In [None]:
import pandas as pd
from metaflow import FlowSpec, step 
from sqlalchemy import create_engine, text as sa_text

engine = create_engine('postgresql://postgres:123@localhost:5432/taskDb')


class MetaflowETL(FlowSpec):

    @step
    def start(self):
    #Step 1
    #Extract data and Push raw data to PostgreSQL

        engine.execute(sa_text('''TRUNCATE TABLE airbnb_ny_2019_raw''').execution_options(autocommit=True))
        engine.execute(sa_text('''TRUNCATE TABLE airbnb_ny_2019_processed_stage''').execution_options(autocommit=True))
        df = pd.read_csv('AB_NYC_2019.csv')
        df.to_sql('airbnb_ny_2019_raw', engine) 
        self.next(self.transform)
    
    @step
    def transform(self):
    #Step 2
    #Read the Data from SQL to DataFrame 

        query = f'Select * from airbnb_ny_2019_raw'
        df=pd.read_sql_query(query,con=engine)

    #Normalize the data
    #-> Host Name is repeating for host id we can create a dimension table to reduce repetetion and perform join to view data when needed, we will remove host_name column from here
        dim_host_query = f'Select host_id, host_name from airbnb_ny_2019_raw group by host_id, host_name'
        dim_host = pd.read_sql_query(dim_host_query,con=engine)
        dim_host.to_sql('dim_host', engine)
        df = df.drop('host_name', axis = 1)

    #-> Neighbourhood_group is repeating, we can create dimension table to reduce the repetetion, we will remove neighbourhood_group from here
        dim_neighbourhood_query = f'Select neighbourhood, neighbourhood_group from airbnb_ny_2019_raw group by neighbourhood, neighbourhood_group'
        dim_neighbourhood = pd.read_sql_query(dim_neighbourhood_query,con=engine)
        dim_neighbourhood.to_sql('dim_neighbourhood', engine)
        df = df.drop('neighbourhood_group', axis = 1)

    #-> calculated_host_listings_count doesnt need to be stored as this can be calculated using the existing data, GROUP BY host_id to find
        df = df.drop('calculated_host_listings_count', axis = 1)

    #Handle the missing values with default values
        df['reviews_per_month'] = df['reviews_per_month'].fillna(0.0)
        df['last_review'] = df['last_review'].fillna('1990-01-01')

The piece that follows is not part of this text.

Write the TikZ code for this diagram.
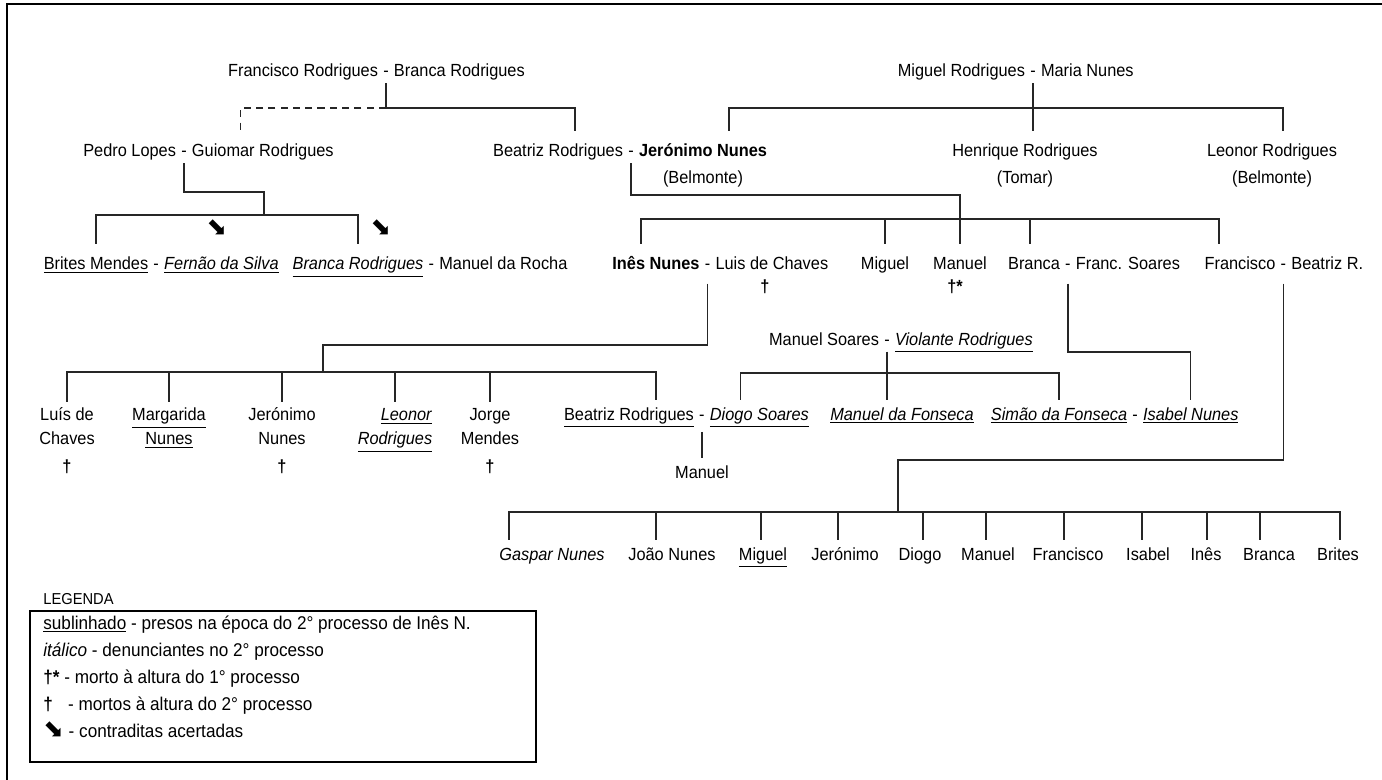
\documentclass[tikz,border=0pt]{standalone}
\usepackage{fontspec}
\setmainfont{Liberation Sans}[FakeStretch=0.93]
\newfontfamily\arrowfont{DejaVu Sans}
\usetikzlibrary{positioning}
\tikzstyle{person} = [inner xsep=0pt, inner ysep=1pt, text height=8pt, text depth=2.5pt]
\tikzstyle{wed} = [person, inner xsep=2.6pt]
\tikzstyle{kid} = [anchor=north, align=center, inner sep=1pt]
\tikzstyle{line} = [draw, line width=0.7pt, black!85]
\tikzstyle{drop} = [line, shorten >=5.5pt]
\tikzstyle{dropk} = [line, shorten >=2pt]
\tikzstyle{kin} = [line, dash pattern=on 4pt off 3pt, shorten >=5.5pt]
\newcommand{\sublin}[1]{\underline{#1}}
\newcommand{\cruz}{\textbf{†}}
\newcommand{\seta}{{\arrowfont\fontsize{14}{14}\selectfont ⬊}}

\begin{document}
\begin{tikzpicture}[x=0.02cm, y=-0.02cm,
    every node/.append style={font=\fontsize{10}{13.7}\selectfont}]
	\useasboundingbox (0,0) rectangle (1382,780);
	\draw[line width=1.4pt] (1382,4) -- (7,4) -- (7,780);

	% first generation
	\node [wed, anchor=base] (mFB) at (386,77) {-};
	\node [person, left=0pt of mFB] (franciscoR) {Francisco Rodrigues};
	\node [person, right=0pt of mFB] (brancaR0) {Branca Rodrigues};
	\node [wed, anchor=base] (mMM) at (1033,77) {-};
	\node [person, left=0pt of mMM] (miguelR) {Miguel Rodrigues};
	\node [person, right=0pt of mMM] (mariaN) {Maria Nunes};

	% second generation
	\node [wed, anchor=base] (mPG) at (184,157) {-};
	\node [person, left=0pt of mPG] (pedroL) {Pedro Lopes};
	\node [person, right=0pt of mPG] (guiomarR) {Guiomar Rodrigues};
	\node [wed, anchor=base] (mBJ) at (631,157) {-};
	\node [person, left=0pt of mBJ] (beatrizR) {Beatriz Rodrigues};
	\node [person, right=0pt of mBJ] (jeronimoN) {\textbf{Jerónimo Nunes}};
	\node [person, below=2pt of jeronimoN] (belmA) {(Belmonte)};
	\node [person, anchor=base] (henriqueR) at (1025,157) {Henrique Rodrigues};
	\node [person, below=2pt of henriqueR] (tomarH) {(Tomar)};
	\node [person, anchor=base] (leonorR) at (1272,157) {Leonor Rodrigues};
	\node [person, below=2pt of leonorR] (belmB) {(Belmonte)};

	% third generation
	\node [person, anchor=base] (britesM) at (96,270) {\sublin{Brites Mendes}};
	\node [wed, right=0pt of britesM] (mBF) {-};
	\node [person, right=0pt of mBF] (fernaoS) {\sublin{\textit{Fernão da Silva}}};
	\node [person, anchor=base] (brancaR1) at (358,270) {\sublin{\textit{Branca Rodrigues}}};
	\node [wed, right=0pt of brancaR1] (mBM) {-};
	\node [person, right=0pt of mBM] (manuelR) {Manuel da Rocha};
	\node (arrA) at (217,228) {\seta};
	\node (arrB) at (381,228) {\seta};

	\node [person, anchor=base] (inesN) at (656,270) {\textbf{Inês Nunes}};
	\node [wed, right=0pt of inesN] (mIL) {-};
	\node [person, right=0pt of mIL] (luisC) {Luis de Chaves};
	\node [person, below=0pt of luisC, xshift=-0.14cm] (dagL) {\cruz};
	\node [person, anchor=base] (miguelN) at (885,270) {Miguel};
	\node [person, anchor=base] (manuelN) at (960,270) {Manuel};
	\node [person, below=0pt of manuelN, xshift=-0.1cm] (dagM) {\textbf{†*}};
	\node [person, anchor=base] (brancaN) at (1034,270) {Branca};
	\node [wed, right=0pt of brancaN] (mBS) {-};
	\node [person, right=0pt of mBS] (soaresF) {Franc. Soares};
	\node [person, anchor=base] (franciscoN) at (1240,270) {Francisco};
	\node [wed, right=0pt of franciscoN] (mFR) {-};
	\node [person, right=0pt of mFR] (beatrizN) {Beatriz R.};

	% fourth generation
	\node [kid] (luisJ) at (67,402) {\rule{0pt}{9.5pt}Luís de\\Chaves\\[2pt]\cruz};
	\node [kid] (margaridaN) at (169,402) {\rule{0pt}{9.5pt}\sublin{Margarida}\\\sublin{Nunes}};
	\node [kid] (jeronimoJ) at (282,402) {\rule{0pt}{9.5pt}Jerónimo\\Nunes\\[2pt]\cruz};
	\node [kid, align=right] (leonorJ) at (395,402) {\rule{0pt}{9.5pt}\sublin{\textit{Leonor}}\\\sublin{\textit{Rodrigues}}};
	\node [kid] (jorgeM) at (490,402) {\rule{0pt}{9.5pt}Jorge\\Mendes\\[2pt]\cruz};
	\node [person, anchor=base] (beatrizJ) at (629,420) {\sublin{Beatriz Rodrigues}};
	\node [wed, right=0pt of beatrizJ] (mBD) {-};
	\node [person, right=0pt of mBD] (diogoS) {\sublin{\textit{Diogo Soares}}};
	\node [person, anchor=base] (manuelD) at (mBD.south |- 0,478) {Manuel};

	\node [wed, anchor=base] (mMV) at (887,345) {-};
	\node [person, left=0pt of mMV] (manuelS) {Manuel Soares};
	\node [person, right=0pt of mMV] (violanteR) {\sublin{\textit{Violante Rodrigues}}};
	\node [person, anchor=base] (manuelF) at (902,420) {\sublin{\textit{Manuel da Fonseca}}};
	\node [person, anchor=base] (simaoF) at (1059,420) {\sublin{\textit{Simão da Fonseca}}};
	\node [wed, right=0pt of simaoF] (mSI) {-};
	\node [person, right=0pt of mSI] (isabelN) {\sublin{\textit{Isabel Nunes}}};

	% connectors
	\coordinate (kFB) at (mFB.south |- 0,108);
	\draw [drop] (mFB.south) -- (kFB) -| ([xshift=0.34cm]beatrizR.north);
	\draw [kin] (kFB) -| ([xshift=-0.44cm]guiomarR.north);

	\coordinate (kMM) at (mMM.south |- 0,108);
	\draw [drop] (mMM.south) -- (mMM.south |- henriqueR.north);
	\draw [drop] (kMM) -| ([xshift=0.52cm]jeronimoN.north);
	\draw [drop] (kMM) -| ([xshift=0.22cm]leonorR.north);

	\coordinate (kPGa) at (mPG.south |- 0,192);
	\coordinate (kPG) at (264,215);
	\draw [line] (mPG.south) -- (kPGa) -| (kPG);
	\draw [drop] (kPG) -| (britesM.north);
	\draw [drop] (kPG) -| (brancaR1.north);

	\coordinate (kBJa) at (manuelN.north |- 0,195);
	\coordinate (kBJ) at (manuelN.north |- 0,219);
	\draw [drop] (mBJ.south) |- (kBJa) -- (manuelN.north);
	\foreach \c/\s in {inesN/-15, miguelN/0, brancaN/-4, franciscoN/-21}
		\draw [drop] (kBJ) -| ([xshift=\s*0.02cm]\c.north);

	\coordinate (kILa) at (323,345);
	\coordinate (kIL) at (323,372);
	\draw [line, shorten <=4pt] (mIL.south) |- (kILa) -- (kIL);
	\foreach \c in {luisJ, margaridaN, jeronimoJ, leonorJ, jorgeM}
		\draw [line] (kIL) -| (\c.north);
	\draw [dropk] (kIL) -| ([xshift=0.54cm]beatrizJ.north);
	\draw [dropk, shorten <=3pt] (mBD.south) -- (manuelD.north);

	\coordinate (kMV) at (mMV.south |- 0,373);
	\draw [dropk] (mMV.south) -- (kMV) -- (kMV |- manuelF.north);
	\draw [dropk] (kMV) -| ([xshift=-0.38cm]diogoS.north);
	\draw [dropk] (kMV) -| (simaoF.north);

	\draw [dropk, shorten <=4pt] (mBS.south) |- (isabelN.north |- 0,352) -- (isabelN.north);

	% grandchildren of Francisco and Beatriz R.
	\coordinate (kFRa) at (898,460);
	\coordinate (kFR) at (898,512);
	\draw [line, shorten <=4pt] (mFR.south) |- (kFRa) -- (kFR);
	\foreach \n/\x/\t/\s in {gaspar/552/\textit{Gaspar Nunes}/-43, joaoN/672/João Nunes/-16,
			miguelG/763/\sublin{Miguel}/-2, jeronimoG/845/Jerónimo/-7, diogoG/920/Diogo/3,
			manuelG/988/Manuel/-2, franciscoG/1068/Francisco/-4, isabelG/1148/Isabel/-6,
			inesG/1206/Inês/1, brancaG/1269/Branca/-9, britesG/1338/Brites/2} {
		\node [person, anchor=base] (\n) at (\x,560) {\t};
		\draw [dropk] (kFR) -| ([xshift=\s*0.02cm]\n.north);
	}

	% legend
	\node [anchor=base west, inner sep=0pt, font=\fontsize{9}{10}\selectfont] (legTitle) at (43,604) {LEGENDA};
	\draw [line width=0.8pt] (30,611) rectangle (536,762);
	\node [anchor=north west, align=left, inner sep=0pt, font=\fontsize{10.5}{15.5}\selectfont] (legText) at (43,612)
		{\rule{0pt}{9.5pt}\sublin{sublinhado} - presos na época do 2° processo de Inês N.\\
		\textit{itálico} - denunciantes no 2° processo\\
		\textbf{†*} - morto à altura do 1° processo\\
		\textbf{†}\hspace{6pt} - mortos à altura do 2° processo\\
		\seta{} - contraditas acertadas};
\end{tikzpicture}
\end{document}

        self.next(self.viewMetrics(df))
    
    @step
    def viewMetrics(self, df):

    #Calculated Metrics

    #Average price per neighbourhood
        avg_price_n_query = f'SELECT neighbourhood, round(Sum(price)/count(*), 3) as "Average Price Per Neighbourhood" FROM public.airbnb_ny_2019_processed group by neighbourhood'
        avg_price_n = pd.read_sql_query(avg_price_n_query,con=engine)
        display(avg_price_n)

    #Average price per neighbouhood_group
        avg_price_ng_query = f'select a.neighbourhood, b.neighbourhood_group from airbnb_ny_2019_processed a left join dim_neighbourhood b on a.neighbourhood = b.neighbourhood group by a.neighbourhood, b.neighbourhood_group'
        avg_price_ng = pd.read_sql_query(avg_price_ng_query,con=engine)
        display(avg_price_ng)

    #Average price based on room_type
        avg_price_r_query = f'SELECT room_type, round(Sum(price)/count(*), 3) as "Average Price Per Room Type" FROM public.airbnb_ny_2019_processed group by room_type'
        avg_price_r = pd.read_sql_query(avg_price_r_query,con=engine)
        display(avg_price_r)

        self.next(self.end(df))
    
    @step
    def end(self, df):
        #Load into staging then into final, to eliminate the loss of data upon failure
        df.to_sql('airbnb_ny_2019_processed_stage', engine)
        
        engine.execute(sa_text('''
        BEGIN;
            DROP TABLE airbnb_ny_2019_processed;
            ALTER TABLE airbnb_ny_2019_processed_stage RENAME TO airbnb_ny_2019_processed;
        COMMIT;
        ''').execution_options(autocommit=True))

if __name__ == '__main__':
    MetaflowETL()